WORK REQUIRED:
Restate each line of the listing exactly, without carrying over any pictures.

--- Begin EXTRACTED ENTRIES ---

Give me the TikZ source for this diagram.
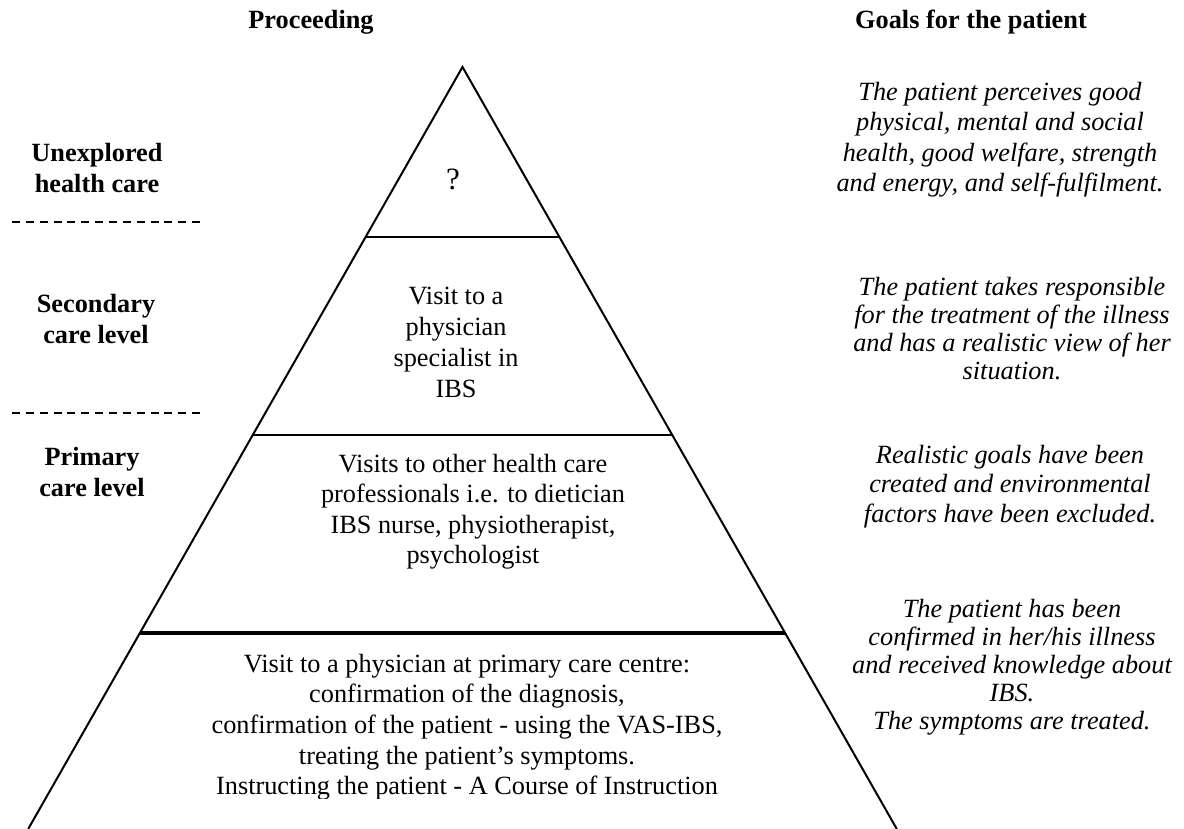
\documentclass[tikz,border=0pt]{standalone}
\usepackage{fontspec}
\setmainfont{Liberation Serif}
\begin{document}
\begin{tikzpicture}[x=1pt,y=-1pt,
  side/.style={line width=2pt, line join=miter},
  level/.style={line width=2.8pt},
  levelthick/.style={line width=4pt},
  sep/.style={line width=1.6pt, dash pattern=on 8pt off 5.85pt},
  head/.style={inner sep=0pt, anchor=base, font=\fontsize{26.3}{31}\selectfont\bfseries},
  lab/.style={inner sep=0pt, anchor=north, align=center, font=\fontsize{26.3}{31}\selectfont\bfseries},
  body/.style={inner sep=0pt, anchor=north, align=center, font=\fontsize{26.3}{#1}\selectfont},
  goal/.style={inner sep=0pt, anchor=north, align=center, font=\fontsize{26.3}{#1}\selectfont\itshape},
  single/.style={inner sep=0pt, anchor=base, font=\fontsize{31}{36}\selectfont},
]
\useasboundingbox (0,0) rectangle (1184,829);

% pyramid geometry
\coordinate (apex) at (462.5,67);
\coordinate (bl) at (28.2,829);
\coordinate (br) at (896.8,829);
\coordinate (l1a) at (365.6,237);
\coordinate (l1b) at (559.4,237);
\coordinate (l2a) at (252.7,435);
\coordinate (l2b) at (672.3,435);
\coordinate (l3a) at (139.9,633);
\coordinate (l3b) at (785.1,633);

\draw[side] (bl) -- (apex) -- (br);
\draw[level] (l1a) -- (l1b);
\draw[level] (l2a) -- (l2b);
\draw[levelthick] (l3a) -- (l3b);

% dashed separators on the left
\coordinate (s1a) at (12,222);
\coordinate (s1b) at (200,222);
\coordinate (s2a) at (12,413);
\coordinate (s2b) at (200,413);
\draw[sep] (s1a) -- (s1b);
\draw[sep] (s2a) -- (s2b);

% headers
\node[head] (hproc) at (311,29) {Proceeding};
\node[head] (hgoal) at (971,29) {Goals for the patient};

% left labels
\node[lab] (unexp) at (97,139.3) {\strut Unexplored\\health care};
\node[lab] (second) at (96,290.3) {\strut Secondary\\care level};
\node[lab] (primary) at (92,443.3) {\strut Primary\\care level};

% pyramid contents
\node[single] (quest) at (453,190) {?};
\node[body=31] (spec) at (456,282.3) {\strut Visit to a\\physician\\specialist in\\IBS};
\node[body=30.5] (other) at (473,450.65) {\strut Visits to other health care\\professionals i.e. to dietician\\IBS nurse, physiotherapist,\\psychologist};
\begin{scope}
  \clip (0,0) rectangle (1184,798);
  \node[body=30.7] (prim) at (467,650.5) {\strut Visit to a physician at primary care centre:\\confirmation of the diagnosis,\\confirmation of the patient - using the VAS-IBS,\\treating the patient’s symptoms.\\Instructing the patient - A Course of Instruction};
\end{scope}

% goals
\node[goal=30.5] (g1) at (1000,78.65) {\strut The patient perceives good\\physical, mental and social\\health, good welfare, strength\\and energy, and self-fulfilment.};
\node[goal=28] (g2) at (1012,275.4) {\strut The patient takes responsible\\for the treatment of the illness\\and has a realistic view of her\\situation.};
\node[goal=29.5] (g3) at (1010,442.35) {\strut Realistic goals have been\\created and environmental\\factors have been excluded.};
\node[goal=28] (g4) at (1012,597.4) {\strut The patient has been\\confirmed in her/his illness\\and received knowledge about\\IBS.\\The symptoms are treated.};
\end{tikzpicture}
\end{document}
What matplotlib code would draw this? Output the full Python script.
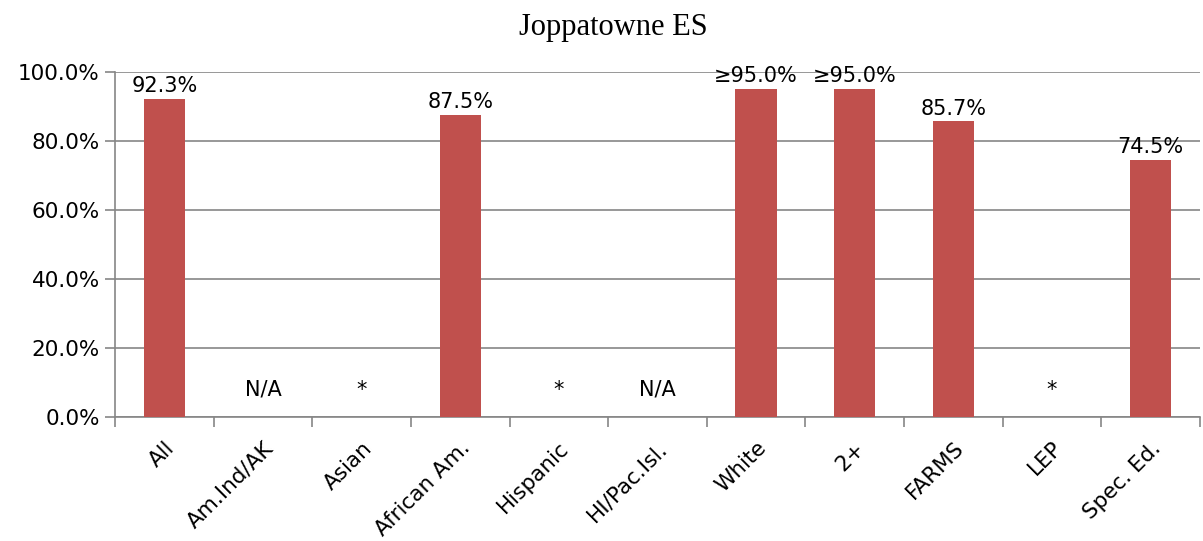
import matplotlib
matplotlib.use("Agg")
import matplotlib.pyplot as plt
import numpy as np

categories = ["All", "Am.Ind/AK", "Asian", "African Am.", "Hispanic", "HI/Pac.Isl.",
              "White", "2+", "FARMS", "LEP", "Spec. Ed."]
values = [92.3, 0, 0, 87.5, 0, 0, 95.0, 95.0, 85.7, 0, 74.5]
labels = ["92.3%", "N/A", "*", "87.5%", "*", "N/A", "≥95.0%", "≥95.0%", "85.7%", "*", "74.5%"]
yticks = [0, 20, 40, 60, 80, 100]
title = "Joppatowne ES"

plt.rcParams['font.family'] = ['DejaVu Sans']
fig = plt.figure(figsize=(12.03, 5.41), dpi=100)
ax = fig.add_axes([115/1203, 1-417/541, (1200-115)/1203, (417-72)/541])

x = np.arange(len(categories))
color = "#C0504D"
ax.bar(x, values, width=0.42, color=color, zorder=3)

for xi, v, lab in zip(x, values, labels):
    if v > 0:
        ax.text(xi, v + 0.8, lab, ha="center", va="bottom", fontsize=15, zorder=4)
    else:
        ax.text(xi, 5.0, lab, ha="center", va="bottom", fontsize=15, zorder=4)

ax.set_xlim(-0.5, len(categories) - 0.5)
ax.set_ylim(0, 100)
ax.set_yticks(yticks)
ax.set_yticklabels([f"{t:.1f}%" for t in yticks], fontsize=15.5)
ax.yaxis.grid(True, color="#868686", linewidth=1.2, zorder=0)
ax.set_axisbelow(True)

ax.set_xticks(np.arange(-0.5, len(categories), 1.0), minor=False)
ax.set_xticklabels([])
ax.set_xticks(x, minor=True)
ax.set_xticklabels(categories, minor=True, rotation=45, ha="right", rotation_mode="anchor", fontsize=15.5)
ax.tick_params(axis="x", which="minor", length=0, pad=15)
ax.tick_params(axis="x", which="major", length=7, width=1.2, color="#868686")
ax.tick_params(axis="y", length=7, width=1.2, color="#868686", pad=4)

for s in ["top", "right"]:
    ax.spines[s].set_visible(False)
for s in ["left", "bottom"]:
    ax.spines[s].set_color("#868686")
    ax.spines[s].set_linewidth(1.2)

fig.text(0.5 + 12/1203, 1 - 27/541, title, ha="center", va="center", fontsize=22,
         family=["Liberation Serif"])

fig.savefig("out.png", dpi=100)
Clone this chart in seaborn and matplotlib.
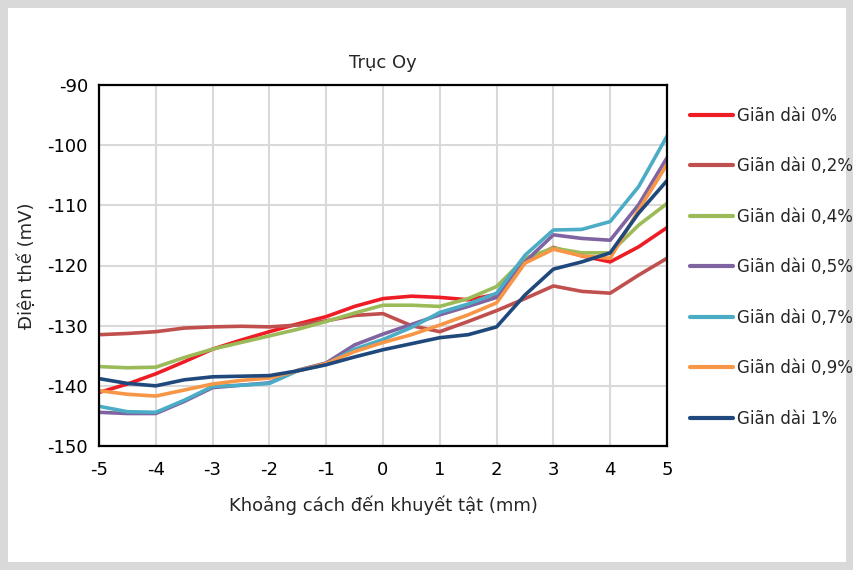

--- End EXTRACTED ENTRIES ---

THE REPLY:
Give me the TikZ source for this diagram.
\documentclass[tikz,border=0pt]{standalone}
\usepackage{fontspec}
\setmainfont{Liberation Serif}
\begin{document}
\begin{tikzpicture}[x=1pt,y=-1pt,
  side/.style={line width=2pt, line join=miter},
  level/.style={line width=2.8pt},
  levelthick/.style={line width=4pt},
  sep/.style={line width=1.6pt, dash pattern=on 8pt off 5.85pt},
  head/.style={inner sep=0pt, anchor=base, font=\fontsize{26.3}{31}\selectfont\bfseries},
  lab/.style={inner sep=0pt, anchor=north, align=center, font=\fontsize{26.3}{31}\selectfont\bfseries},
  body/.style={inner sep=0pt, anchor=north, align=center, font=\fontsize{26.3}{#1}\selectfont},
  goal/.style={inner sep=0pt, anchor=north, align=center, font=\fontsize{26.3}{#1}\selectfont\itshape},
  single/.style={inner sep=0pt, anchor=base, font=\fontsize{31}{36}\selectfont},
]
\useasboundingbox (0,0) rectangle (1184,829);

% pyramid geometry
\coordinate (apex) at (462.5,67);
\coordinate (bl) at (28.2,829);
\coordinate (br) at (896.8,829);
\coordinate (l1a) at (365.6,237);
\coordinate (l1b) at (559.4,237);
\coordinate (l2a) at (252.7,435);
\coordinate (l2b) at (672.3,435);
\coordinate (l3a) at (139.9,633);
\coordinate (l3b) at (785.1,633);

\draw[side] (bl) -- (apex) -- (br);
\draw[level] (l1a) -- (l1b);
\draw[level] (l2a) -- (l2b);
\draw[levelthick] (l3a) -- (l3b);

% dashed separators on the left
\coordinate (s1a) at (12,222);
\coordinate (s1b) at (200,222);
\coordinate (s2a) at (12,413);
\coordinate (s2b) at (200,413);
\draw[sep] (s1a) -- (s1b);
\draw[sep] (s2a) -- (s2b);

% headers
\node[head] (hproc) at (311,29) {Proceeding};
\node[head] (hgoal) at (971,29) {Goals for the patient};

% left labels
\node[lab] (unexp) at (97,139.3) {\strut Unexplored\\health care};
\node[lab] (second) at (96,290.3) {\strut Secondary\\care level};
\node[lab] (primary) at (92,443.3) {\strut Primary\\care level};

% pyramid contents
\node[single] (quest) at (453,190) {?};
\node[body=31] (spec) at (456,282.3) {\strut Visit to a\\physician\\specialist in\\IBS};
\node[body=30.5] (other) at (473,450.65) {\strut Visits to other health care\\professionals i.e. to dietician\\IBS nurse, physiotherapist,\\psychologist};
\begin{scope}
  \clip (0,0) rectangle (1184,798);
  \node[body=30.7] (prim) at (467,650.5) {\strut Visit to a physician at primary care centre:\\confirmation of the diagnosis,\\confirmation of the patient - using the VAS-IBS,\\treating the patient’s symptoms.\\Instructing the patient - A Course of Instruction};
\end{scope}

% goals
\node[goal=30.5] (g1) at (1000,78.65) {\strut The patient perceives good\\physical, mental and social\\health, good welfare, strength\\and energy, and self-fulfilment.};
\node[goal=28] (g2) at (1012,275.4) {\strut The patient takes responsible\\for the treatment of the illness\\and has a realistic view of her\\situation.};
\node[goal=29.5] (g3) at (1010,442.35) {\strut Realistic goals have been\\created and environmental\\factors have been excluded.};
\node[goal=28] (g4) at (1012,597.4) {\strut The patient has been\\confirmed in her/his illness\\and received knowledge about\\IBS.\\The symptoms are treated.};
\end{tikzpicture}
\end{document}
What matplotlib code would draw this? Output the full Python script.
import matplotlib
matplotlib.use("Agg")
import matplotlib.pyplot as plt
import numpy as np

categories = ["All", "Am.Ind/AK", "Asian", "African Am.", "Hispanic", "HI/Pac.Isl.",
              "White", "2+", "FARMS", "LEP", "Spec. Ed."]
values = [92.3, 0, 0, 87.5, 0, 0, 95.0, 95.0, 85.7, 0, 74.5]
labels = ["92.3%", "N/A", "*", "87.5%", "*", "N/A", "≥95.0%", "≥95.0%", "85.7%", "*", "74.5%"]
yticks = [0, 20, 40, 60, 80, 100]
title = "Joppatowne ES"

plt.rcParams['font.family'] = ['DejaVu Sans']
fig = plt.figure(figsize=(12.03, 5.41), dpi=100)
ax = fig.add_axes([115/1203, 1-417/541, (1200-115)/1203, (417-72)/541])

x = np.arange(len(categories))
color = "#C0504D"
ax.bar(x, values, width=0.42, color=color, zorder=3)

for xi, v, lab in zip(x, values, labels):
    if v > 0:
        ax.text(xi, v + 0.8, lab, ha="center", va="bottom", fontsize=15, zorder=4)
    else:
        ax.text(xi, 5.0, lab, ha="center", va="bottom", fontsize=15, zorder=4)

ax.set_xlim(-0.5, len(categories) - 0.5)
ax.set_ylim(0, 100)
ax.set_yticks(yticks)
ax.set_yticklabels([f"{t:.1f}%" for t in yticks], fontsize=15.5)
ax.yaxis.grid(True, color="#868686", linewidth=1.2, zorder=0)
ax.set_axisbelow(True)

ax.set_xticks(np.arange(-0.5, len(categories), 1.0), minor=False)
ax.set_xticklabels([])
ax.set_xticks(x, minor=True)
ax.set_xticklabels(categories, minor=True, rotation=45, ha="right", rotation_mode="anchor", fontsize=15.5)
ax.tick_params(axis="x", which="minor", length=0, pad=15)
ax.tick_params(axis="x", which="major", length=7, width=1.2, color="#868686")
ax.tick_params(axis="y", length=7, width=1.2, color="#868686", pad=4)

for s in ["top", "right"]:
    ax.spines[s].set_visible(False)
for s in ["left", "bottom"]:
    ax.spines[s].set_color("#868686")
    ax.spines[s].set_linewidth(1.2)

fig.text(0.5 + 12/1203, 1 - 27/541, title, ha="center", va="center", fontsize=22,
         family=["Liberation Serif"])

fig.savefig("out.png", dpi=100)
Clone this chart in seaborn and matplotlib.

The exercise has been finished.